Stroud, in particular, finds himself wrestling with disappointing contracts that he and Dean have inherited. On the up side, the pair negotiate their way out of the BT deal "with kid gloves" after several months of losses. They vow to spread MBM's business to prevent similar crises.

October 1998

Dean and Stroud announce redundancies as Fearnley and MBM's accountancy operations are merged. There are seven redundancies in the year, although overall staff numbers rise from 130 to 180 with the acquisition of MBM.

Telling people they are losing their jobs is "absolutely the worst aspect of managing", Stroud says.

November 1998

This month is a high point for marketing supremo Dean. Client the Francis Taylor Foundation is so delighted with its day centre for disabled people that it names the building "Fearnley".

The contractor's site manager helped win the hearts of the charity by taking the nuns who administer the centre on day trips to the Lake District.

Postscript: January 1999

What lessons have Robert Dean and Chris Stroud learned during their first year in charge?

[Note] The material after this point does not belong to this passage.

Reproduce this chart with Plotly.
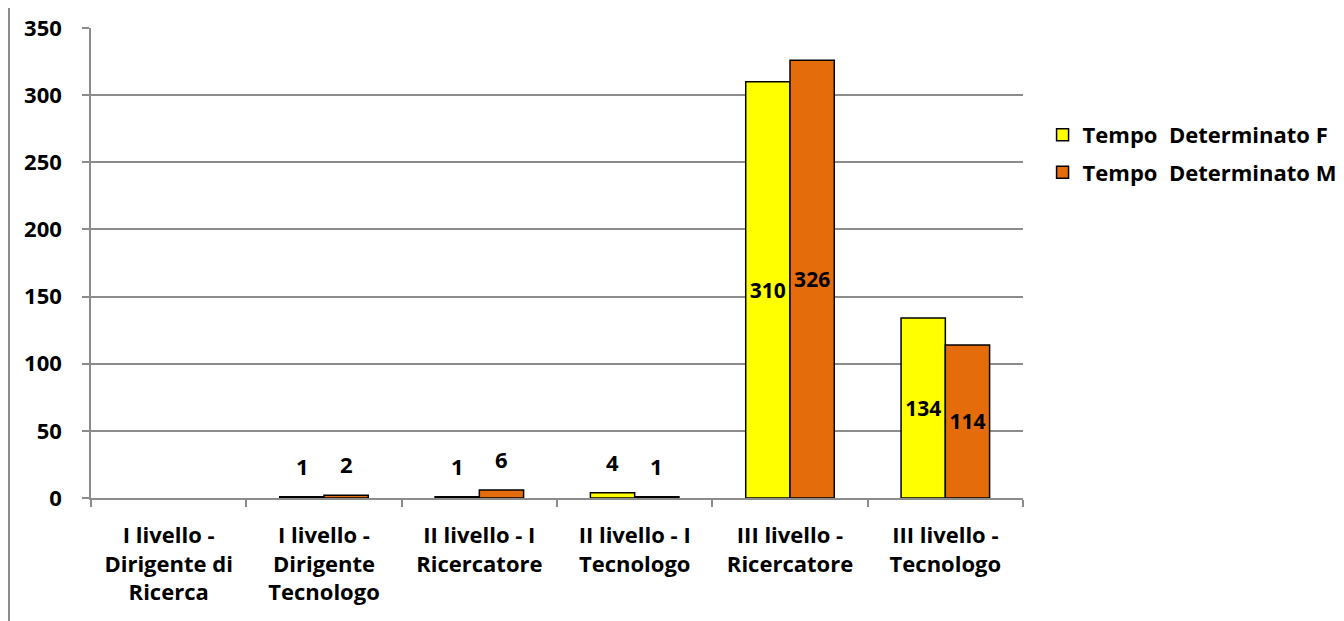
import plotly.graph_objects as go

categories = [
    "I livello -<br>Dirigente di<br>Ricerca",
    "I livello -<br>Dirigente<br>Tecnologo",
    "II livello - I<br>Ricercatore",
    "II livello - I<br>Tecnologo",
    "III livello -<br>Ricercatore",
    "III livello -<br>Tecnologo",
]
series_f = [None, 1, 1, 4, 310, 134]
series_m = [None, 2, 6, 1, 326, 114]
name_f = "Tempo  Determinato F"
name_m = "Tempo  Determinato M"
y_ticks = [0, 50, 100, 150, 200, 250, 300, 350]

FONT = "Open Sans"
threshold = 50
BAR_HALF = 22  # half of a bar width in px, used to centre the small labels


def inside_text(vals):
    return [str(v) if (v is not None and v >= threshold) else "" for v in vals]


fig = go.Figure()
for name, vals, color, grp in [(name_f, series_f, "#FFFF00", "f"), (name_m, series_m, "#E46C0A", "m")]:
    fig.add_trace(go.Bar(
        name=name, x=categories, y=vals, text=inside_text(vals),
        textposition="inside", insidetextanchor="middle", textangle=0,
        constraintext="none",
        textfont=dict(family=FONT, size=21, color="black", weight="bold"),
        marker=dict(color=color, line=dict(color="black", width=1.5)),
        legendgroup=grp,
    ))

annotations = []
for vals, shift in [(series_f, -BAR_HALF), (series_m, BAR_HALF)]:
    for c, v in zip(categories, vals):
        if v is not None and v < threshold:
            annotations.append(dict(
                x=c, y=v, xref="x", yref="y", text=str(v), showarrow=False,
                xshift=shift, yshift=14, yanchor="bottom",
                font=dict(family=FONT, size=22, color="black", weight="bold"),
            ))

fig.update_layout(
    width=1336, height=613,
    margin=dict(l=83, r=321, t=20, b=123, autoexpand=False),
    paper_bgcolor="white", plot_bgcolor="white",
    barmode="group", bargap=0.43, bargroupgap=0,
    uniformtext=dict(mode=False),
    font=dict(family=FONT, size=22, color="black", weight="bold"),
    legend=dict(x=1.021, y=0.732, xanchor="left", yanchor="middle",
                font=dict(family=FONT, size=22, color="black", weight="bold"),
                tracegroupgap=6, traceorder="grouped"),
    showlegend=True,
    annotations=annotations,
    shapes=[dict(type="line", xref="paper", yref="paper",
                 x0=-0.088, x1=-0.088, y0=-0.27, y1=1.07,
                 line=dict(color="#8c8c8c", width=2))],
)
fig.update_xaxes(
    automargin=False,
    showline=True, linecolor="#8c8c8c", linewidth=1.5,
    ticks="outside", tickson="boundaries", ticklen=7, tickcolor="#8c8c8c", tickwidth=1.5,
    tickfont=dict(family=FONT, size=22, color="black", weight="bold"),
    ticklabelstandoff=17,
    showgrid=False,
)
fig.update_yaxes(
    automargin=False,
    range=[0, 350], tickvals=y_ticks,
    showline=True, linecolor="#8c8c8c", linewidth=1.5,
    ticks="outside", ticklen=7, tickcolor="#8c8c8c", tickwidth=1.5,
    showgrid=True, gridcolor="#8c8c8c", gridwidth=1.5,
    zeroline=False,
    ticklabelstandoff=16,
    tickfont=dict(family=FONT, size=22, color="black", weight="bold"),
)

fig.write_html("out.html")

Dean was business development manager for Mowlem Management and Stroud was one of the firm’s commercial managers. Then all of a sudden, they each owned 27% of Pteridium, a holding company that bought Fearnley Group. Andrew Fearnley, who is still managing director of Fearnley Construction, also took a 27% stake. Non-executive chairman Euan McAlpine, non-executive director David Evans and staff own the balance. Stroud is now group managing director and Dean is group company secretary and marketing director. They say that one big eye-opener has been organising the things that happened invisibly at Mowlem. It took Dean six months to organise a corporate identity – livery for vans, signage for sites and overalls for maintenance company MBM’s staff. They also had to organise private healthcare and pension schemes for staff, arrange insurance and build a relationship with their bank. “You’ve got to be honest and clear, and have the right controls,” Stroud says of this partnership. In the year to September, Fearnley had expanded into maintenance and social housing, and was just back in the black after losing money the year before; the pair want Fearnley’s turnover to reach £24-25m this year. A priority for 1999 is to settle troublesome final accounts, including a contract on Manchester Airport’s notorious £100m Terminal 1 project. Dean and Stroud expected a busy year, but not this busy. They still field weekend phone traffic and each took only one short break. “The biggest problem has been achieving by the end of the day what I set out to do at the beginning of it,” Dean says. Despite this, Stroud says: “The whole experience has been marvellous. We went in with our eyes open about the construction industry, but even so it’s been twice as hard as we expected. My main tip is to anticipate this and set realistic timescales. It’s very easy to be diverted when so much is so new.”